Zaila Avant-garde of Harvey, La., poses for a photo, Wednesday, July 7, 2021, at a hotel in Lake Buena Vista, Fla. where she is preparing to compete in the finals of the Scripps National Spelling Bee. With a victory, 14-year-old Zaila would become the second Black national spelling champion, and the first Black American. (AP Photo/Ben Nuckols)

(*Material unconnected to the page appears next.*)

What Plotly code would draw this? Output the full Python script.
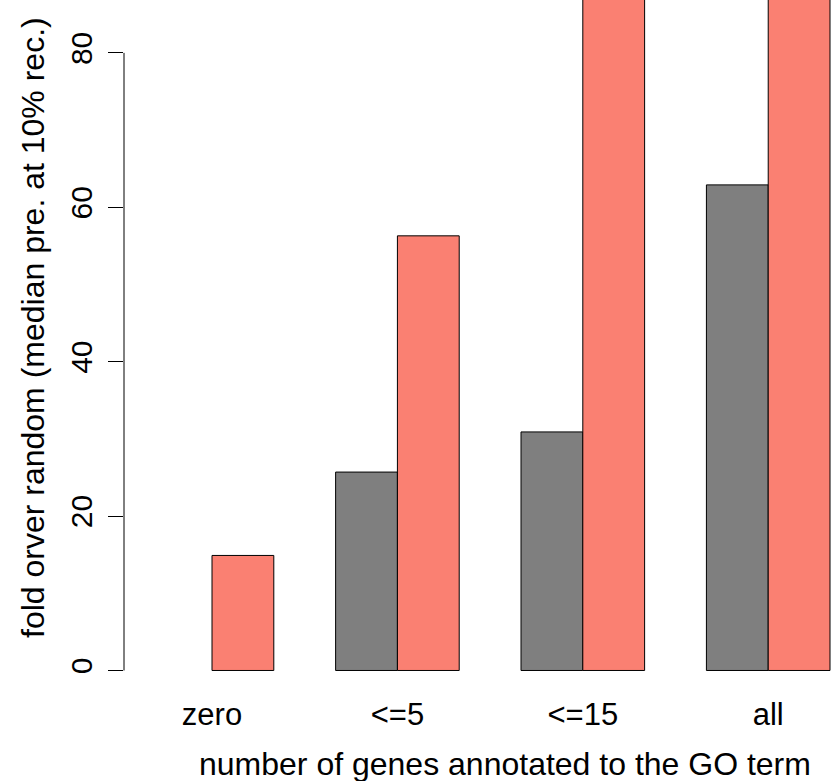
import plotly.graph_objects as go

categories = ["zero", "<=5", "<=15", "all"]
gray_values = [0, 25.7, 30.9, 62.9]
salmon_values = [14.9, 56.3, 100, 120]
y_ticks = [0, 20, 40, 60, 80]
x_title = "number of genes annotated to the GO term"
y_title = "fold orver random (median pre. at 10% rec.)"

FONT = "Liberation Sans, Arial, sans-serif"

L, R, T, B = 124, 0, 0, 91
W, H = 831, 781
PW, PH = W - L - R, H - T - B


def px_to_paper(px, py):
    return (px - L) / PW, 1 - (py - T) / PH


fig = go.Figure()
fig.add_trace(go.Bar(x=categories, y=gray_values,
                     marker=dict(color="#7f7f7f", line=dict(color="black", width=[0 if v == 0 else 1 for v in gray_values])),
                     showlegend=False))
fig.add_trace(go.Bar(x=categories, y=salmon_values,
                     marker=dict(color="#FA8072", line=dict(color="black", width=1)), showlegend=False))

fig.add_shape(type="line", xref="paper", yref="y", x0=0, x1=0, y0=y_ticks[0], y1=y_ticks[-1],
              line=dict(color="black", width=1))

xt = px_to_paper(505, 764)
yt = px_to_paper(33, 328)
fig.add_annotation(text=x_title, xref="paper", yref="paper", x=xt[0], y=xt[1],
                   xanchor="center", yanchor="middle", showarrow=False, font=dict(size=32))
fig.add_annotation(text=y_title, xref="paper", yref="paper", x=yt[0], y=yt[1], textangle=-90,
                   xanchor="center", yanchor="middle", showarrow=False, font=dict(size=32))

fig.update_layout(
    width=W, height=H,
    margin=dict(l=L, r=R, t=T, b=B, autoexpand=False),
    paper_bgcolor="white", plot_bgcolor="white",
    barmode="group", bargap=1/3, bargroupgap=0,
    font=dict(family=FONT, size=30, color="black"),
    hovermode=False,
    xaxis=dict(range=[-0.4747, 3.3387], showline=False, showgrid=False, zeroline=False, ticks="",
               tickfont=dict(size=31), ticklabelstandoff=3, automargin=False),
    yaxis=dict(range=[-2.53, 86.85], tickvals=y_ticks, ticks="outside", ticklen=15, tickwidth=1, tickcolor="black",
               showline=False, showgrid=False, zeroline=False, tickangle=-90, tickfont=dict(size=30),
               ticklabelstandoff=4, automargin=False),
)

fig.write_html("out.html", config={"displayModeBar": False, "staticPlot": True},
               post_script="document.body.style.margin='0';document.body.style.overflow='hidden';")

The biographical blurbs about competitors in the Scripps National Spelling Bee include a litany of other interests, from sports to musical instruments to science competitions to Indian classical dance.

 

Scripps’ motivation for sharing those hobbies and passions is clear: It sends the message that the spellers are normal kids, not robotic middle-schoolers with a monomaniacal devotion to memorizing the dictionary.

 

But even among the more well-rounded spellers who will compete Thursday in the ESPN-televised national finals, Zaila Avant-garde stands out.

 

The 14-year-old from Harvey, Louisiana, has earned more recognition for her athletic prowess than her achievements in spelling. She is a basketball prodigy who has appeared in a commercial with Stephen Curry and owns three Guinness world records for dribbling multiple balls simultaneously.

 

She has more than 12,000 Instagram followers — where videos of her dazzling skills have won praise from musician Michael Franti, among others — and she hopes to attend Harvard, play in the WNBA and possibly coach one day in the NBA, if she doesn’t go to work for NASA.

 

Competitive spelling came relatively late in life, starting at age 12.

 

“Basketball, I’m not just playing it. I’m really trying to go somewhere with it. Basketball is what I do,” Zaila said. “Spelling is really a side thing I do. It’s like a little hors d’ouevre. But basketball’s like the main dish.”

 

Don’t be mistaken: Zaila brings the same competitive fire to spelling that she shows on court. She won last year’s Kaplan-Hexco Online Spelling Bee — one of several bees that emerged during the pandemic after Scripps canceled last year — and used the $10,000 first prize to pay for study materials and $130-an-hour sessions with a private tutor, 2015 Scripps runner-up Cole Shafer-Ray.

 

The time commitment required to master roots, language patterns and definitions is what keeps many top spellers from seriously pursuing sports or other activities. But Zaila, who is home-schooled, claims to have it figured out.

 

“For spelling, I usually try to do about 13,000 words (per day), and that usually takes about seven hours or so,” she said. “We don’t let it go way too overboard, of course. I’ve got school and basketball to do.”

 

Seven hours a day isn’t going overboard?

 

“I have my suspicions. I don’t know. I have some suspicions that maybe it’s a bit less than what some spellers do,” she said.

 

Whether all that preparation leads to a trophy and $50,000 in cash and prizes will be determined Thursday night when Zaila faces 10 other spellers for the only in-person portion of this year’s pandemic-altered bee. Normally staged at a convention center outside Washington, the bee was moved to an ESPN campus in Florida, with attendance strictly limited and masking and distancing protocols in place.

 

“This is an entirely different experience. The structure of the bee is different, the location is different, so I’m really excited to see what this bee has in store,” said 14-year-old Ashrita Gandhari of Ashburn, Virginia, competing for the fourth time.

 

Zaila — whose father changed her last name to Avant-garde in honor of jazz musician John Coltrane — would chart a new career path for spellers if her hoop dreams come true. She could also make spelling history of a different sort, by becoming the first Black American champion. The only previous Black winner of the bee was also the only international winner: Jody-Anne Maxwell of Jamaica in 1998.

 

Zaila said she hopes to inspire other African-Americans who might not understand the appeal of spelling or can’t afford to pursue it.

 

“Maybe they don’t have the money to pay $600 for a spelling program, they don’t have access to that,” Zaila said. “With tutors and stuff, they charge, like, murder rates.”

 

The bee has been rightly celebrated as a showcase for students of color — a speller of South Asian descent has been the champion or co-champion of every bee since 2008 — but Zaila is not the first speller to point out issues with economic diversity.

 

Indian-Americans are the wealthiest U.S. ethnic group, according to Census data, and Indian professionals who immigrate to the U.S. have access to a network of bees and other academic competitions targeting their community.

Michael Durnil, the bee’s new executive director, said he hopes to make more resources available to spellers who can’t access elite-level training.

 

“It’s really important to me that a student anywhere in the country or a parent or a sponsor watches the bee on (Thursday) and says, ‘I see myself there, I want to be there and there is a clear pathway to try to get there,’” Durnil said.